No século XVIII, a horologia atingiu um feito decisivo com os cronômetros marítimos de John Harrison, cuja precisão salvou incontáveis vidas ao permitir cálculos confiáveis de longitude durante a navegação. O século XX trouxe um divisor de águas: a revolução do quartzo, iniciada pelo Seiko Quartz Astron em 1969, popularizou a precisão extrema e provocou a chamada “Crise do Quartzo”, que quase dizimou a relojoaria suíça tradicional.
Hoje, no século XXI, vivemos um paradoxo encantador: smartwatches e dispositivos conectados coexistem com uma valorização crescente das peças mecânicas clássicas, que resistem como manifestações de arte, herança e identidade cultural.
Elementos fundamentais da Horologia Mecânica
Um entusiasta não precisa desmontar um calibre in-house para apreciar sua complexidade, mas compreender alguns componentes é quase obrigatório:
- Mola principal (mainspring) – Armazena a energia que moverá todo o mecanismo.
- Trem de engrenagens (gear train) – Transmite a energia da mola aos ponteiros, reduzindo a velocidade de rotação.
- Escapamento (escapement) – Regula a liberação de energia de forma constante, permitindo a medição precisa.
- Balanço (balance wheel) – Oscila em ritmo regular, funcionando como “coração” do relógio.
- Ponteiros e mostrador (hands & dial) – A interface entre a máquina e o usuário, onde a precisão se transforma em leitura visual.
Cada peça é resultado de séculos de refinamento, e a relação entre elas é uma dança perfeitamente cronometrada.
Horologia e Alta Relojoaria
No universo horológico, a alta relojoaria representa o ponto mais elevado de sofisticação técnica e estética. Aqui, a busca não é apenas por marcar as horas com precisão, mas por fazê-lo com uma expressão artística inigualável. Um relógio de alta relojoaria é, simultaneamente, uma máquina e uma obra-prima, resultado de centenas — às vezes milhares — de horas de trabalho artesanal.
As complicações, como o tourbillon, o calendário perpétuo, a repetição de minutos ou o cronógrafo rattrapante, são demonstrações de virtuosismo mecânico que desafiam as limitações da miniaturização e da engenharia.

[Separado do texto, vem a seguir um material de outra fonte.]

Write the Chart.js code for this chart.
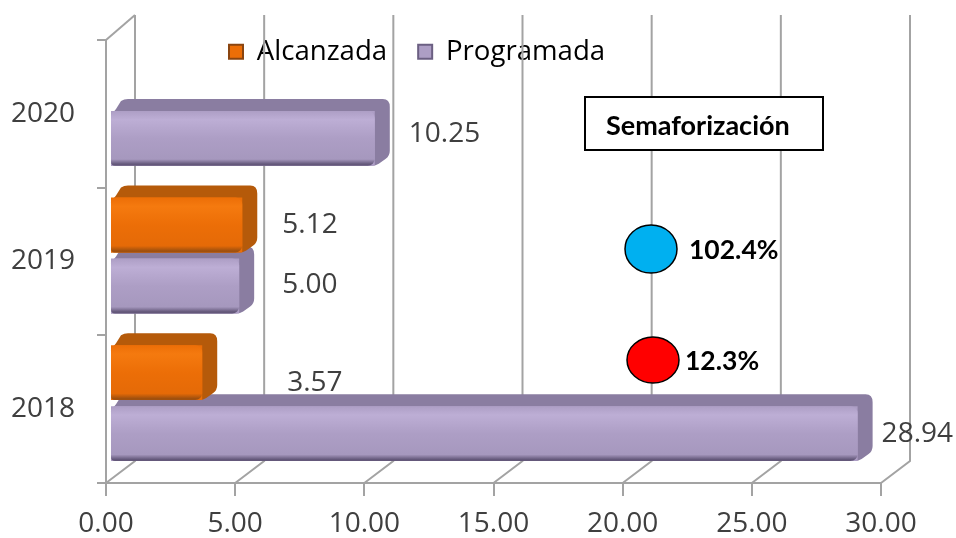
<!DOCTYPE html>
<html><head><meta charset="utf-8">
<style>html,body{margin:0;padding:0;background:#fff}canvas{display:block}</style>
<script src="https://cdn.jsdelivr.net/npm/chart.js@4"></script></head>
<body><canvas id="c" width="956" height="538"></canvas>
<script>
const categories = ['2020', '2019', '2018'];
const alcanzada = [null, 5.12, 3.57];
const programada = [10.25, 5.00, 28.94];
const seriesNames = ['Alcanzada', 'Programada'];
const semaforoTitle = 'Semaforización';
const semaforoLabels = ['102.4%', '12.3%'];
const semaforoColors = ['#00b0f0', '#ff0000'];

const DX = 15, DY = -12, WALLX = 29, WALLY = -22;
const AXIS = '#a3a3a3', INK = '#3f3f3f';
const FONT = '"Open Sans"';
const palette = [
  {base:'#ec6e07', hi:'#f57a0f', low:'#e56a07', edge:'#a0500e', dark:'#b55a0a'},
  {base:'#ad9ec5', hi:'#bdaed5', low:'#a698be', edge:'#64587a', dark:'#8a7da1'}
];
// label nudges from the bar's outer end: [dataset][category] => [dx, y-centre from the bar centre]
const labelNudge = [
  [null, [25, 0], [70, 10]],
  [[19, -4], [28, -1], [9, 0]]
];

const threeD = {
  id: 'threeD',
  beforeDatasetsDraw(chart) {
    const c = chart.ctx, x = chart.scales.x, y = chart.scales.y;
    const top = y.top - 25 , bottom = y.bottom + WALLY;
    c.save();
    c.strokeStyle = AXIS; c.lineWidth = 2;
    x.ticks.forEach(t => {
      const px = x.getPixelForValue(t.value);
      c.beginPath();
      c.moveTo(px, y.bottom);
      c.lineTo(px + WALLX, bottom);
      c.lineTo(px + WALLX, top);
      c.stroke();
    });
    c.beginPath();
    c.moveTo(x.left, y.top); c.lineTo(x.left + WALLX, top);
    c.stroke();
    c.restore();
    c.save();
    c.translate(4, -6);
  },
  beforeDatasetDraw(chart, args) {
    const c = chart.ctx, p = palette[args.index];
    args.meta.data.forEach((b, i) => {
      if (chart.data.datasets[args.index].data[i] == null) return;
      const h = b.height, l = b.base, r = b.x, t = b.y - h / 2, bt = b.y + h / 2;
      c.save();
      c.fillStyle = p.dark;
      c.beginPath();
      c.moveTo(l, t + 6);
      c.quadraticCurveTo(l + 1, t + 2, l + 5, t - 2);
      c.lineTo(l + DX - 5, t + DY + 2);
      c.quadraticCurveTo(l + DX - 2, t + DY, l + DX + 2, t + DY);
      c.lineTo(r + DX - 7, t + DY);
      c.quadraticCurveTo(r + DX, t + DY, r + DX, t + DY + 8);
      c.lineTo(r + DX, bt + DY - 3);
      c.quadraticCurveTo(r + DX, bt + DY + 2, r + DX - 4, bt + DY + 5);
      c.lineTo(r + 4, bt - 2);
      c.quadraticCurveTo(r + 1, bt, r - 3, bt);
      c.lineTo(l, bt);
      c.closePath();
      c.fill();
      c.restore();
    });
  },
  afterDatasetDraw(chart, args) {
    const c = chart.ctx, p = palette[args.index];
    args.meta.data.forEach((b, i) => {
      if (chart.data.datasets[args.index].data[i] == null) return;
      const h = b.height, l = b.base, r = b.x, t = b.y - h / 2;
      const g = c.createLinearGradient(0, t, 0, t + h);
      g.addColorStop(0, p.base);
      g.addColorStop(0.16, p.hi);
      g.addColorStop(0.5, p.base);
      g.addColorStop(0.88, p.low);
      g.addColorStop(0.97, p.edge);
      g.addColorStop(1, p.edge);
      c.save();
      c.fillStyle = g;
      c.beginPath();
      c.roundRect(l, t, r - l, h, [5, 7, 7, 4]);
      c.fill();
      c.restore();
    });
  },
  afterDatasetsDraw(chart) {
    const c = chart.ctx;
    c.restore();
    // value labels
    c.save();
    c.fillStyle = INK;
    c.font = '28px ' + FONT;
    c.textBaseline = 'middle';
    c.textAlign = 'left';
    chart.data.datasets.forEach((ds, di) => {
      const meta = chart.getDatasetMeta(di);
      ds.data.forEach((v, i) => {
        if (v == null) return;
        const b = meta.data[i], n = labelNudge[di][i];
        c.fillText(v.toFixed(2), b.x + 4 + DX + n[0], b.y - 6 + n[1]);
      });
    });
    // semaforización panel
    c.fillStyle = '#fff'; c.strokeStyle = '#000'; c.lineWidth = 2;
    c.fillRect(585, 97, 238, 53); c.strokeRect(585, 97, 238, 53);
    c.fillStyle = '#000';
    c.font = 'bold 27px Lato';
    c.fillText(semaforoTitle, 606, 126);
    c.font = 'bold 26.5px Lato';
    [[651, 249, 26, 24, 689, 250], [653, 360, 26, 23, 685, 361]].forEach((a, i) => {
      c.fillStyle = semaforoColors[i];
      c.strokeStyle = '#000'; c.lineWidth = 1.5;
      c.beginPath(); c.ellipse(a[0], a[1], a[2], a[3], 0, 0, Math.PI * 2);
      c.fill(); c.stroke();
      c.fillStyle = '#000';
      c.fillText(semaforoLabels[i], a[4], a[5]);
    });
    c.restore();
  },
  afterLayout(chart) {
    const lg = chart.legend;
    lg.top = 7; lg.bottom = 100;
    lg.left = 198; lg.right = 198 + 500;
  }
};

new Chart(document.getElementById('c'), {
  type: 'bar',
  plugins: [threeD],
  data: {
    labels: categories,
    datasets: [
      {label: seriesNames[0], data: alcanzada, backgroundColor: palette[0].base, borderColor: '#8a4510', clip: false,
       categoryPercentage: 0.826, barPercentage: 0.9},
      {label: seriesNames[1], data: programada, backgroundColor: palette[1].base, borderColor: '#6b5f82', clip: false,
       categoryPercentage: 0.826, barPercentage: 0.9}
    ]
  },
  options: {
    indexAxis: 'y',
    responsive: false,
    animation: false,
    layout: {padding: {top: 0, right: 75, left: 0, bottom: 0}},
    plugins: {
      tooltip: {enabled: false},
      legend: {
        display: true, position: 'top', align: 'start', maxHeight: 40,
        labels: {
          boxWidth: 14, boxHeight: 14, padding: 31,
          font: {family: FONT, size: 27.6}, color: INK,
          generateLabels(chart) {
            return chart.data.datasets.map((d, i) => ({
              text: d.label, fillStyle: d.backgroundColor, strokeStyle: d.borderColor,
              lineWidth: 2, datasetIndex: i, hidden: false
            }));
          }
        }
      }
    },
    scales: {
      x: {
        type: 'linear', min: 0, max: 30,
        ticks: {stepSize: 5, callback: v => v.toFixed(2), color: INK, font: {family: FONT, size: 28}, padding: 11, maxRotation: 0},
        grid: {drawOnChartArea: false, drawTicks: true, tickLength: 13, color: AXIS, lineWidth: 2},
        border: {color: AXIS, width: 2},
        afterFit(s) { s.height = 55; }
      },
      y: {
        type: 'category',
        ticks: {color: INK, font: {family: FONT, size: 28}, padding: 22},
        grid: {drawOnChartArea: false, drawTicks: true, tickLength: 9, color: AXIS, lineWidth: 2},
        border: {color: AXIS, width: 2},
        afterFit(s) { s.width = 106; }
      }
    }
  }
});
</script></body></html>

O acabamento manual é outro pilar essencial, onde cada superfície, por menor que seja, é polida, chanfrada ou decorada com técnicas como Côtes de Genève, perlagem e polimento negro, não apenas para agradar aos olhos, mas para honrar uma tradição secular de excelência.

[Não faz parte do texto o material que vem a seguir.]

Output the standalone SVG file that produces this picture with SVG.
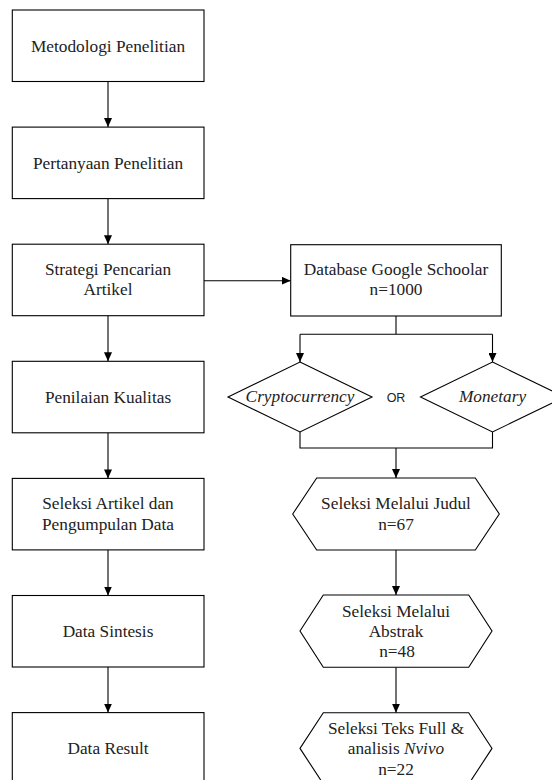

A exclusividade é quase uma regra: tiragens limitadas, produção restrita a poucas dezenas ou centenas de exemplares, e, muitas vezes, personalização sob medida para clientes seletos. Mais do que um instrumento, um relógio de alta relojoaria é uma declaração cultural, carregando consigo a herança de mestres relojoeiros e a assinatura de marcas que se tornaram verdadeiras guardiãs do tempo. Possuir uma dessas peças é, em certa medida, tornar-se parte de uma linhagem que valoriza o trabalho humano em sua expressão mais refinada.
Horologia no Século XXI: Entre o Mecânico e o Digital
Vivemos uma era híbrida. Os relógios mecânicos nunca foram tão desejados pelos colecionadores, enquanto smartwatches dominam o mercado de massa.
O que parece uma competição, na verdade, é um diálogo entre tradições e tecnologia:
- O smartwatch oferece conectividade, monitoramento de saúde e múltiplas funções.
- O relógio mecânico oferece história, herança e uma experiência tátil e emocional que nenhum software pode replicar.
Esse equilíbrio é a prova de que a horologia não está presa ao passado: ela evolui junto com as necessidades humanas.
O fascínio eterno pela Horologia
Por que, em plena era digital, alguém se apaixonaria por engrenagens e molas? Porque a horologia é mais que funcionalidade — é poesia mecânica.
Um relógio mecânico não é apenas um marcador de horas. Ele respira, pulsa, interage com quem o usa. Cada corda dada, cada clique no ajuste de hora é um diálogo silencioso com séculos de engenho humano.
A horologia também é cultura. Ela reflete avanços tecnológicos, transformações sociais, mudanças de gosto e até eventos históricos. Um simples relógio de pulso pode contar histórias de guerra, exploração espacial ou feitos esportivos.
Se o tempo é universal, a maneira como o medimos e representamos é profundamente humana. A horologia, com toda sua complexidade técnica e riqueza cultural, é um patrimônio imaterial que merece ser preservado, estudado e celebrado.
Do gnômon à inteligência artificial, ela é a prova de que a busca pela precisão é também uma busca por sentido — afinal, medir o tempo é, de certa forma, tentar compreendê-lo.
E para quem se deixa envolver, seja como especialista, entusiasta ou simples curioso, a horologia abre portas para um universo onde cada segundo vale mais do que ouro.